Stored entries
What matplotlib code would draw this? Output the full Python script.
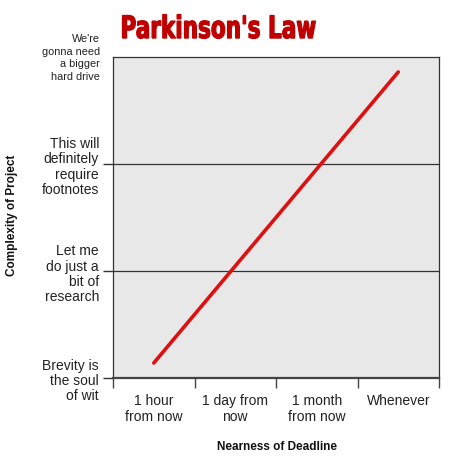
import matplotlib.pyplot as plt
from matplotlib.textpath import TextPath
from matplotlib.patches import PathPatch
from matplotlib.font_manager import FontProperties
from matplotlib.transforms import Affine2D, IdentityTransform

# data
deadline_labels = ["1 hour\nfrom now", "1 day from\nnow", "1 month\nfrom now", "Whenever"]
complexity_labels = ["Brevity is\nthe soul\nof wit", "Let me\ndo just a\nbit of\nresearch",
                     "This will\ndefinitely\nrequire\nfootnotes"]
top_label = "We're\ngonna need\na bigger\nhard drive"
line_x = [0.5, 3.5]
line_y = [0.14, 2.86]

plt.rcParams['font.family'] = ['Liberation Sans', 'DejaVu Sans']

fig = plt.figure(figsize=(4.61, 4.60), dpi=100)
ax = fig.add_axes([113 / 461, 1 - 379 / 460, 326 / 461, 321 / 460])
ax.set_facecolor('#e8e8e8')

ax.plot(line_x, line_y, color='#dd1111', lw=2.6, solid_capstyle='round', zorder=3)

ax.set_xlim(0, 4)
ax.set_ylim(0, 3)

# x ticks at category borders, labels in the middle
ax.set_xticks(range(5))
ax.set_xticklabels([])
ax.set_xticks([i + 0.5 for i in range(4)], minor=True)
ax.set_xticklabels(deadline_labels, minor=True, fontsize=10, linespacing=1.15, color='#222222')
ax.tick_params(axis='x', which='major', length=7, width=1, color='#444444', direction='out')
ax.tick_params(axis='x', which='minor', length=0, pad=11)

ax.set_yticks([0, 1, 2])
ax.set_yticklabels(complexity_labels, fontsize=10, linespacing=1.12, color='#222222')
ax.tick_params(axis='y', length=7, width=1, color='#333333', pad=3)
ax.grid(axis='y', color='#333333', lw=0.9)
ax.set_axisbelow(True)

ax.annotate(top_label, xy=(0, 3), xycoords=('axes fraction', 'data'),
            xytext=(-13, 0), textcoords='offset pixels', ha='right', va='center',
            fontsize=7.8, linespacing=1.3, color='#222222')

for s in ['left', 'top', 'right']:
    ax.spines[s].set_color('#333333')
    ax.spines[s].set_linewidth(0.9)
ax.spines['bottom'].set_color('#444444')
ax.spines['bottom'].set_linewidth(1.6)

# title: heavy condensed look, squeezed into its box in pixels
tp = TextPath((0, 0), "Parkinson's Law", size=30,
              prop=FontProperties(family='DejaVu Sans', weight='bold'))
ext = tp.get_extents()
x0, x1, top, bottom = 122.5, 315.5, 15.5, 39.5
H = 460
sx = (x1 - x0) / ext.width
sy = (bottom - top) / ext.height
tr = Affine2D().translate(-ext.x0, -ext.y0).scale(sx, sy).translate(x0, H - bottom)
fig.add_artist(PathPatch(tr.transform_path(tp), transform=IdentityTransform(),
                         facecolor='#c00000', edgecolor='#c00000', lw=0.9))

fig.text(12 / 461, 1 - 215 / 460, "Complexity of Project", rotation=90, fontsize=8.5,
         fontweight='bold', ha='center', va='center', color='#111111')
fig.text(277 / 461, 1 - 447 / 460, "Nearness of Deadline", fontsize=8.5,
         fontweight='bold', ha='center', va='center', color='#111111')

fig.savefig('out.png', dpi=100, facecolor='white')
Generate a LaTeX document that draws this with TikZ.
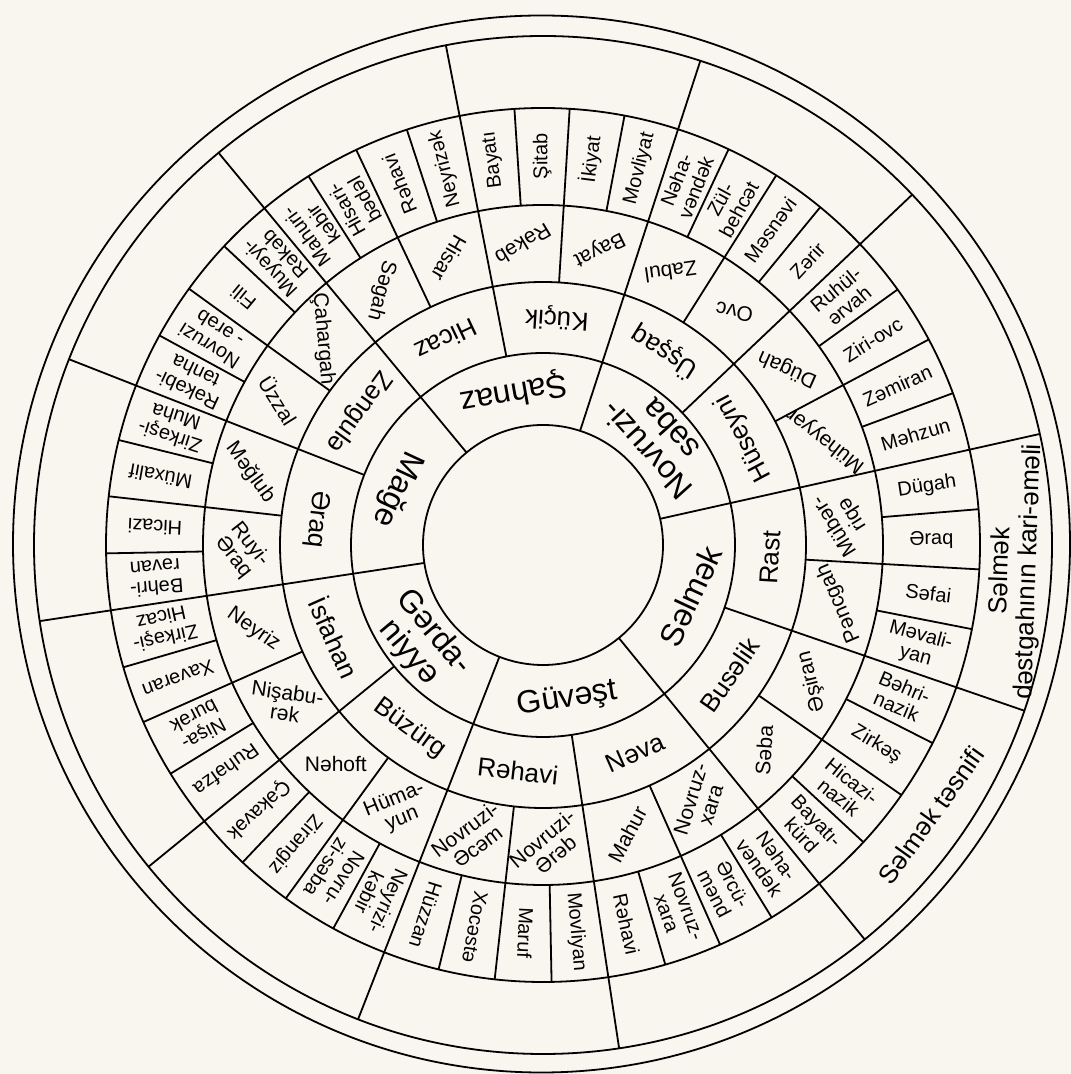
\documentclass[tikz,border=0pt]{standalone}
\usepackage{fontspec}
\setmainfont{Liberation Sans}
\definecolor{bgc}{RGB}{248,246,239}
\begin{document}
\begin{tikzpicture}[x=1pt,y=1pt,
  ln/.style={line width=1.8pt, black},
  ringA/.style={font=\fontsize{32}{32}\selectfont, align=center, inner sep=0pt},
  ringB/.style={font=\fontsize{26}{26}\selectfont, align=center, inner sep=0pt},
  ringC/.style={font=\fontsize{21}{21}\selectfont, align=center, inner sep=0pt},
  ringD/.style={font=\fontsize{20}{21}\selectfont, align=center, inner sep=0pt},
  ringO/.style={font=\fontsize{26}{28}\selectfont, align=center, inner sep=0pt}]
\fill[bgc] (0,0) rectangle (1071,1074);
\useasboundingbox (0,0) rectangle (1071,1074);
\begin{scope}[shift={(543,529)}]
 % circles
 \foreach \r in {120,192,263,340,437,509} \draw[ln] (0,0) circle[radius=\r];
 \draw[ln] (-1.5,1) circle[radius=528.5];
 % half and quarter lines
 \foreach \a/\b in {129.6/101, 101/72, 72/43.5, 43.5/12.6, 12.6/-19, -19/-50.8, -50.8/-81.4, -81.4/-111.3, -111.3/-140.8, -140.8/-171.4, -171.4/-201.4, -201.4/-230.4} {
   \pgfmathsetmacro\h{(\a+\b)/2}
   \pgfmathsetmacro\qa{(3*\a+\b)/4}
   \pgfmathsetmacro\qb{(\a+3*\b)/4}
   \draw[ln] (\h:263) -- (\h:437);
   \draw[ln] (\qa:340) -- (\qa:437);
   \draw[ln] (\qb:340) -- (\qb:437);
 }
 % main lines
 \foreach \t in {129.6,72,12.6,-50.8,-111.3,-171.4} \draw[ln] (\t:120) -- (\t:509);
 \foreach \t in {101,43.5,-19,-81.4,-140.8,-201.4} \draw[ln] (\t:192) -- (\t:509);
 % ring 0
 \foreach \t/\p/\txt [count=\i] in {100.8/190/Şahnaz, 42.3/132/Novruzi-\\səba, -19.1/65/Səlmək, -81.05/9/Güvəşt, -141.35/-50/Gərda-\\niyyə, 159.1/245/Mağe}
   \node[ringA, rotate=\p] (a\i) at (\t:156) {\txt};
 % ring 1
 \foreach \t/\txt [count=\i] in {115.3/Hicaz, 86.5/Küçik, 57.75/Üşşaq, 28.05/Hüseyni, -3.2/Rast, -34.9/Busəlik, -66.1/Nəva, -96.35/Rəhavi, -126.05/Büzürg, -156.1/İsfahan, -186.4/Əraq, -215.9/Zəngulə} {
   \pgfmathsetmacro\rr{\t+90}
   \node[ringB, rotate=\rr] (b\i) at (\t:227.5) {\txt};
 }
 % ring 2
 \foreach \t/\p/\txt [count=\i] in {122.45/-105/Səgah, 108.15/-120/Hisar, 93.75/-149/Rəkəb, 79.25/-154/Bayat, 64.9/-172/Zabul, 50.6/169/Ovc, 35.8/156/Dügah, 20.3/142/Mühəyyər, 4.7/122/Mübər-\\riqə, -11.1/113/Pəncgah, -26.95/104/Əşiran, -42.85/86/Səba, -58.45/73/Novruz-\\xara, -73.75/62/Mahur, -88.9/40/Novruzi-\\Ərəb, -103.8/37/Novruzi-\\Əcəm, -118.7/22/Hüma-\\yun, -133.4/0/Nəhoft, -148.4/-8/Nişabu-\\rək, -163.75/-35/Neyriz, -178.9/-52/Ruyi-\\Əraq, -193.9/-54/Məğlub, -208.65/-58/Üzzal, -223.15/-85/Çahargah}
   \node[ringC, rotate=\p] (c\i) at (\t:301.5) {\txt};
 % ring 3
 \foreach \t/\txt [count=\i] in {126.0/Mahuri-\\kəbir, 118.9/Hisari-\\bədəl, 111.7/Rəhavi, 104.6/Neyrizək, 97.4/Bayatı, 90.1/Şitab, 82.9/İkiyat, 75.6/Movliyat, 68.4/Nəha-\\vəndək, 61.3/Zül-\\behcət, 54.2/Məsnəvi, 47.1/Zərir, 39.6/Ruhül-\\ərvah, 31.9/Ziri-ovc, 24.2/Zəmiran, 16.5/Məhzun, 8.65/Dügah, 0.75/Əraq, -7.15/Səfai, -15.05/Məvali-\\yan, -23.0/Bəhri-\\nazik, -30.9/Zirkəş, -38.9/Hicazi-\\nazik, -46.8/Bayatı-\\kürd, -54.6/Nəha-\\vəndək, -62.3/Ərcü-\\mənd, -69.9/Novruz-\\xara, -77.6/Rəhavi, -85.1/Movliyan, -92.6/Maruf, -100.1/Xocəstə, -107.6/Hüzzan, -115.0/Neyrizi-\\kəbir, -122.4/Novru-\\zi-səba, -129.7/Zirəngiz, -137.1/Çəkavək, -144.6/Ruhəfza, -152.25/Nişa-\\burək, -159.9/Xavəran, -167.6/Zirkəşi-\\Hicaz, -175.15/Bəhri-\\rəvan, -182.65/Hicazi, -190.15/Müxalif, -197.65/Zirkəşi-\\Muha, -205.0/Rəkəbi-\\tənha, -212.25/Novruzi\\- ərəb, -219.5/Fili, -226.8/Muyəyi-\\Rəkəb}
   \node[ringD, rotate=\t] (d\i) at (\t:388.5) {\txt};
 % outer ring
 \node[ringO, rotate=88] (o1) at (-3.2:473) {Səlmək\\dəstgahının kari-əməli};
 \node[ringO, rotate=54.5] (o2) at (-34.9:473) {Səlmək təsnifi};
\end{scope}
\end{tikzpicture}
\end{document}
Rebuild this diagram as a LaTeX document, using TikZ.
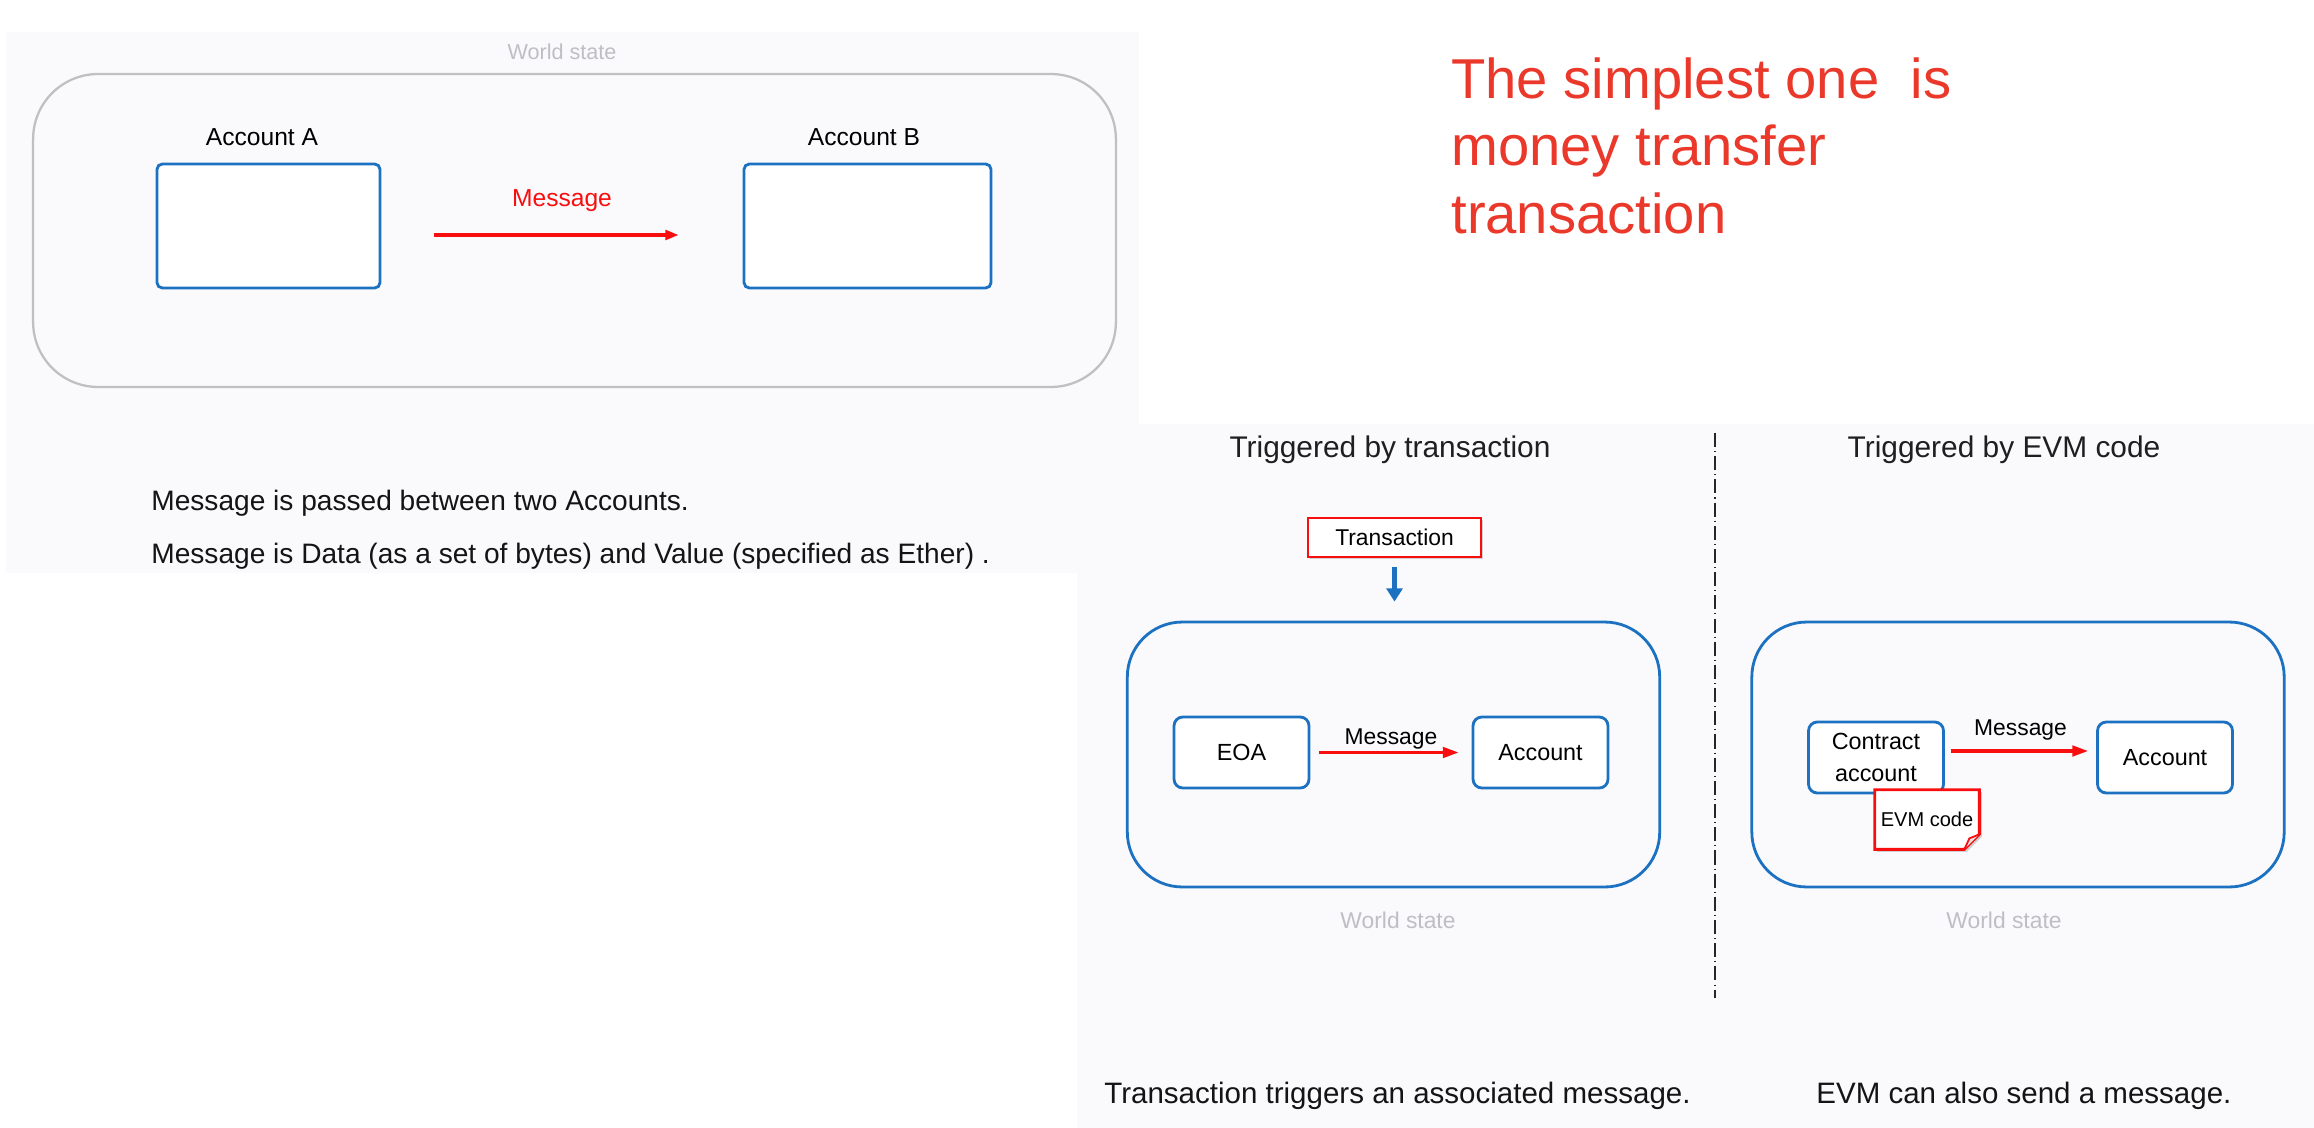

» **Stated goal**
Up to and including the line that contains "ax.tick_params(axis='x', which='minor', length=0, pad=11)", print the records above exactly from their first line, without any pictures.

» **Solution to the problem**
What matplotlib code would draw this? Output the full Python script.
import matplotlib.pyplot as plt
from matplotlib.textpath import TextPath
from matplotlib.patches import PathPatch
from matplotlib.font_manager import FontProperties
from matplotlib.transforms import Affine2D, IdentityTransform

# data
deadline_labels = ["1 hour\nfrom now", "1 day from\nnow", "1 month\nfrom now", "Whenever"]
complexity_labels = ["Brevity is\nthe soul\nof wit", "Let me\ndo just a\nbit of\nresearch",
                     "This will\ndefinitely\nrequire\nfootnotes"]
top_label = "We're\ngonna need\na bigger\nhard drive"
line_x = [0.5, 3.5]
line_y = [0.14, 2.86]

plt.rcParams['font.family'] = ['Liberation Sans', 'DejaVu Sans']

fig = plt.figure(figsize=(4.61, 4.60), dpi=100)
ax = fig.add_axes([113 / 461, 1 - 379 / 460, 326 / 461, 321 / 460])
ax.set_facecolor('#e8e8e8')

ax.plot(line_x, line_y, color='#dd1111', lw=2.6, solid_capstyle='round', zorder=3)

ax.set_xlim(0, 4)
ax.set_ylim(0, 3)

# x ticks at category borders, labels in the middle
ax.set_xticks(range(5))
ax.set_xticklabels([])
ax.set_xticks([i + 0.5 for i in range(4)], minor=True)
ax.set_xticklabels(deadline_labels, minor=True, fontsize=10, linespacing=1.15, color='#222222')
ax.tick_params(axis='x', which='major', length=7, width=1, color='#444444', direction='out')
ax.tick_params(axis='x', which='minor', length=0, pad=11)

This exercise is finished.